**What is being asked:**
List each line holding the string "this".

**Data provided:**
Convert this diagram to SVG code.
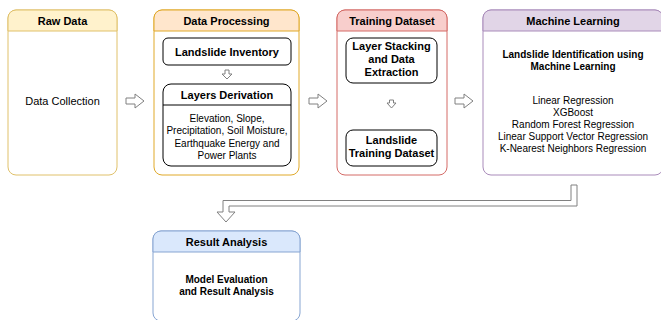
<svg xmlns="http://www.w3.org/2000/svg" width="661" height="320" viewBox="0 0 661 320">
<style>
text{font-family:"Liberation Sans",Arial,sans-serif;font-size:11px;fill:#000;text-anchor:middle;dominant-baseline:central}
.b{font-weight:bold}
.t{font-weight:bold}
.s{font-size:10px}
.sb{font-size:10px;font-weight:bold}
.in{fill:#fff;stroke:#000;stroke-width:1}
.arr{fill:#fff;stroke:#808080;stroke-width:1;stroke-linejoin:miter}
</style>
<rect width="661" height="320" fill="#fff"/>
<g id="raw-data">
<rect x="8" y="10" width="109" height="165" rx="8" fill="#fff" stroke="#e0c16a"/>
<path d="M8 31 V18 a8 8 0 0 1 8 -8 H109 a8 8 0 0 1 8 8 V31 Z" fill="#fff2cc" stroke="#e0c16a"/>
<text class="t" x="62.5" y="21">Raw Data</text>
<text x="62.5" y="101">Data Collection</text>
</g>
<g id="data-processing">
<rect x="154" y="10" width="145" height="165" rx="8" fill="#fff" stroke="#e0a929"/>
<path d="M154 31 V18 a8 8 0 0 1 8 -8 H291 a8 8 0 0 1 8 8 V31 Z" fill="#ffe6cc" stroke="#e0a929"/>
<text class="t" x="226.5" y="21">Data Processing</text>
</g>
<g id="landslide-inventory">
<rect class="in" x="163" y="38" width="128" height="27" rx="5"/>
<text class="b" x="227" y="51.5">Landslide Inventory</text>
</g>
<g id="layers-derivation">
<rect class="in" x="163" y="84" width="128" height="82" rx="8"/>
<line x1="163" y1="105" x2="291" y2="105" stroke="#000"/>
<text class="b" x="227" y="95">Layers Derivation</text>
<text class="s" x="227" y="118">Elevation, Slope,</text>
<text class="s" x="227" y="130.5">Precipitation, Soil Moisture,</text>
<text class="s" x="227" y="143">Earthquake Energy and</text>
<text class="s" x="227" y="155">Power Plants</text>
</g>
<g id="training-dataset">
<rect x="337" y="10" width="110" height="165" rx="8" fill="#fff" stroke="#d46a66"/>
<path d="M337 31 V18 a8 8 0 0 1 8 -8 H439 a8 8 0 0 1 8 8 V31 Z" fill="#f8cecc" stroke="#d46a66"/>
<text class="t" x="392" y="21">Training Dataset</text>
</g>
<g id="layer-stacking">
<rect class="in" x="346" y="38" width="91" height="45" rx="7"/>
<text class="t" x="391.5" y="46">Layer Stacking</text>
<text class="t" x="391.5" y="59">and Data</text>
<text class="t" x="391.5" y="72">Extraction</text>
</g>
<g id="landslide-training-dataset">
<rect class="in" x="346" y="130" width="91" height="36" rx="7"/>
<text class="t" x="391.5" y="140">Landslide</text>
<text class="t" x="391.5" y="153">Training Dataset</text>
</g>
<g id="machine-learning">
<rect x="483" y="10" width="180" height="165" rx="8" fill="#fff" stroke="#a98bba"/>
<path d="M483 31 V18 a8 8 0 0 1 8 -8 H655 a8 8 0 0 1 8 8 V31 Z" fill="#e1d5e7" stroke="#a98bba"/>
<text class="t" x="573" y="21">Machine Learning</text>
<text class="sb" x="573" y="54">Landslide Identification using</text>
<text class="sb" x="573" y="66.5">Machine Learning</text>
<text class="s" x="573" y="100">Linear Regression</text>
<text class="s" x="573" y="112">XGBoost</text>
<text class="s" x="573" y="124.5">Random Forest Regression</text>
<text class="s" x="573" y="136.5">Linear Support Vector Regression</text>
<text class="s" x="573" y="148.5">K-Nearest Neighbors Regression</text>
</g>
<g id="result-analysis">
<rect x="153" y="231" width="147" height="90" rx="8" fill="#fff" stroke="#87a5d2"/>
<path d="M153 252 V239 a8 8 0 0 1 8 -8 H292 a8 8 0 0 1 8 8 V252 Z" fill="#dae8fc" stroke="#87a5d2"/>
<text class="t" x="226.5" y="242">Result Analysis</text>
<text class="sb" x="226.5" y="279">Model Evaluation</text>
<text class="sb" x="226.5" y="291">and Result Analysis</text>
</g>
<g id="connectors">
<path class="arr" d="M126 98 H135 V94 L144 101 L135 108 V104 H126 Z"/>
<path class="arr" d="M309 98 H318 V94 L327 101 L318 108 V104 H309 Z"/>
<path class="arr" d="M455 98 H464 V94 L473 101 L464 108 V104 H455 Z"/>
<path class="arr" d="M225 70 H229 V74 H232 L227 79 L222 74 H225 Z"/>
<path class="arr" d="M389.5 100 H393.5 V103 H396 L391.5 108 L387 103 H389.5 Z"/>
<path class="arr" d="M571 185 H577 V206 H229 V212 H235 L226 222 L217 212 H223 V200.5 H571 Z"/>
</g>
</svg>
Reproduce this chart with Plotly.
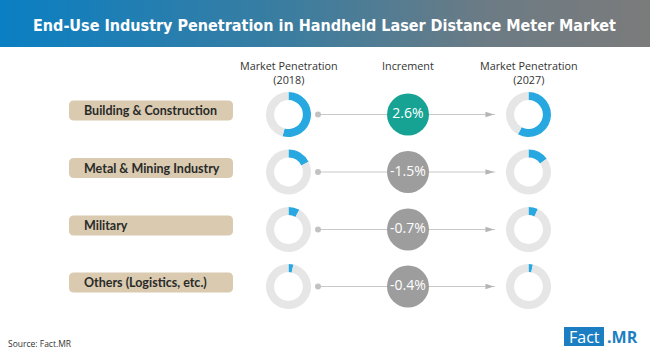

**Answer to the task:**
Convert this diagram to SVG code.
Reproduce this chart with Plotly.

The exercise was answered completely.